I would like to find a tidy way to carry out a data cleaning step that I have to do for multiple pairs of columns.
df <- data.frame(apple = c("Yes", NA, NA, "Yes", NA),
apple_NO = c(NA, "No_1", "No_1", NA, "No_2"),
berry = c("Yes", "Yes", NA, NA, "Yes"),
berry_NO = c(NA, NA, "No_1", "No_1", NA),
coconut = c(NA, "Yes", "Yes", "Yes", NA),
coconut_NO = c("No_2", NA, NA, NA, "No_2"),
dinosaur = c("Yes", NA, NA, NA, "Yes"),
dinosaur_NO = c(NA, "No_2", "No_1", "No_2", NA))
> df
apple apple_NO berry berry_NO coconut coconut_NO dinosaur dinosaur_NO
1 Yes <NA> Yes <NA> <NA> No_2 Yes <NA>
2 <NA> No_1 Yes <NA> Yes <NA> <NA> No_2
3 <NA> No_1 <NA> No_1 Yes <NA> <NA> No_1
4 Yes <NA> <NA> No_1 Yes <NA> <NA> No_2
5 <NA> No_2 Yes <NA> <NA> No_2 Yes <NA>
cols <- c("apple", "berry", "coconut", "dinosaur")
cols_NO <- c("apple_NO", "berry_NO", "coconut_NO", "dinosaur_NO")
I would like to clean the values in columns in cols_NO and assign new values to the columns in cols
For example, if I just had one column pair to clean, I would do something like:
df <- df %>%
mutate(apple = case_when(apple_NO == "No_1" ~ "None left",
apple_NO == "No_2" ~ "Finished",
TRUE ~ apple))
I would also like to do this with berry and berry_NO, and coconut and coconut_NO etc.
The output I want would look something like this:
apple apple_NO berry berry_NO coconut coconut_NO dinosaur dinosaur_NO
1 Yes <NA> Yes <NA> Finished No_2 Yes <NA>
2 None left No_1 Yes <NA> Yes <NA> Finished No_2
3 None left No_1 None left No_1 Yes <NA> None left No_1
4 Yes <NA> None left No_1 Yes <NA> None left No_2
5 Finished No_2 Yes <NA> Finished No_2 Yes <NA>
I think there's a solution somewhere along the lines of using map or map2 or mapply and parallel lists, but I've not used those before and can't seem to find similar solutions that I can use, featuring a list of columns on the left and right hand side of the = in mutate.
Thanks!
EDIT:
This gets me close but I would still need to replace or mutate_at this to my main dataframe. My real data would benefit from using grepl so I've just left that in.

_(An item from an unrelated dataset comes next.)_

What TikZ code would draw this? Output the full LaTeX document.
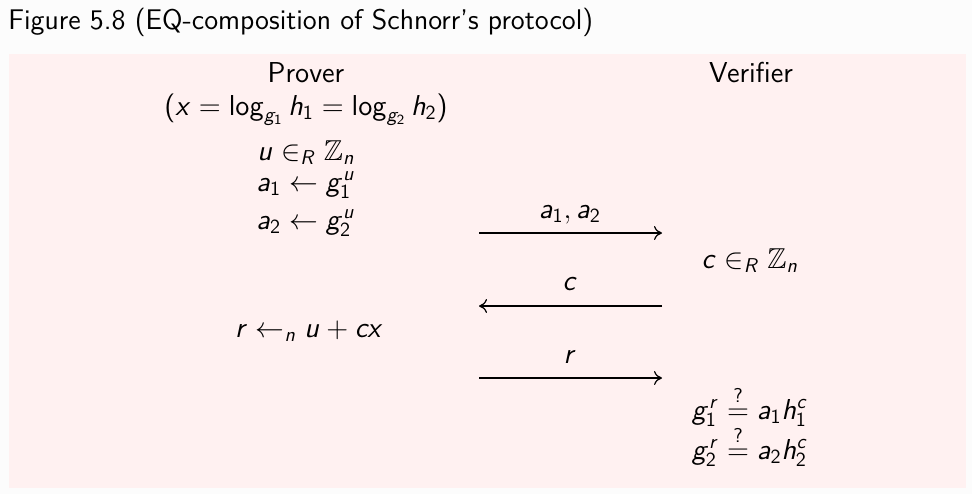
\RequirePackage{fix-cm}
\documentclass[tikz,border=0pt]{standalone}
\usepackage{amssymb}
\usetikzlibrary{arrows.meta}
\DeclareSymbolFont{sfletters}{OT1}{cmss}{m}{sl}
\SetSymbolFont{operators}{normal}{OT1}{cmss}{m}{n}
\DeclareMathSymbol{a}{\mathalpha}{sfletters}{`a}
\DeclareMathSymbol{c}{\mathalpha}{sfletters}{`c}
\DeclareMathSymbol{g}{\mathalpha}{sfletters}{`g}
\DeclareMathSymbol{h}{\mathalpha}{sfletters}{`h}
\DeclareMathSymbol{n}{\mathalpha}{sfletters}{`n}
\DeclareMathSymbol{r}{\mathalpha}{sfletters}{`r}
\DeclareMathSymbol{u}{\mathalpha}{sfletters}{`u}
\DeclareMathSymbol{x}{\mathalpha}{sfletters}{`x}
\DeclareMathSymbol{R}{\mathalpha}{sfletters}{`R}
\definecolor{pinkbg}{HTML}{FFF1F1}
\definecolor{pagebg}{HTML}{FCFCFC}
\tikzset{
  txt/.style={anchor=base, inner sep=0pt, font=\sffamily\fontsize{14.4}{17}\selectfont},
  ttl/.style={anchor=base west, inner sep=0pt, font=\sffamily\fontsize{14.2}{17}\selectfont},
  msg/.style={-{To[length=4pt,width=7pt]}, line width=0.6pt, black}
}
\begin{document}
\begin{tikzpicture}[x=0.5pt, y=-0.5pt]
\fill[pagebg] (0,0) rectangle (972,494);
\useasboundingbox (0,0) rectangle (972,494);
\fill[pinkbg] (9,54) rectangle (966,488);
\node[ttl] (title) at (8,29) {Figure 5.8 (EQ-composition of Schnorr's protocol)};
% Prover column
\node[txt] (prover) at (306,82) {Prover};
\node[txt] (stmt) at (306,115) {$(x = \log_{g_1} h_1 = \log_{g_2} h_2)$};
\node[txt] (u) at (306,160) {$u \in_R \mathbb{Z}_n$};
\node[txt] (a1) at (306,191) {$a_1 \leftarrow g_1^u$};
\node[txt] (a2) at (306,229) {$a_2 \leftarrow g_2^u$};
\node[txt] (resp) at (309,337) {$r \leftarrow_n u + cx$};
% Verifier column
\node[txt] (verifier) at (751,82) {Verifier};
\node[txt] (chal) at (750,268) {$c \in_R \mathbb{Z}_n$};
\node[txt] (chk1) at (750,419) {$g_1^r \stackrel{?}{=} a_1 h_1^c$};
\node[txt] (chk2) at (750,459) {$g_2^r \stackrel{?}{=} a_2 h_2^c$};
% messages
\coordinate (m1l) at (479,233);
\coordinate (m1r) at (662,233);
\coordinate (m2l) at (479,306);
\coordinate (m2r) at (662,306);
\coordinate (m3l) at (479,378);
\coordinate (m3r) at (662,378);
\node[txt] (lab1) at (570,218) {$a_1, a_2$};
\node[txt] (lab2) at (570,290) {$c$};
\node[txt] (lab3) at (570,363) {$r$};
\draw[msg] (m1l) -- (m1r);
\draw[msg] (m2r) -- (m2l);
\draw[msg] (m3l) -- (m3r);
\end{tikzpicture}
\end{document}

fun.casewhen <- function(cols, cols_NO){
case_when(grepl("No_1", cols_NO) == TRUE ~ "None left",
grepl("No_2", cols_NO) == TRUE ~ "Finished",
TRUE ~ cols)
}
dftest <- map2(df %>% select(cols), df1 %>% select(cols_NO), ~ fun.casewhen (.x, .y))
The resulting dftest is made up of lists of each of the columns in cols, but with the correct values.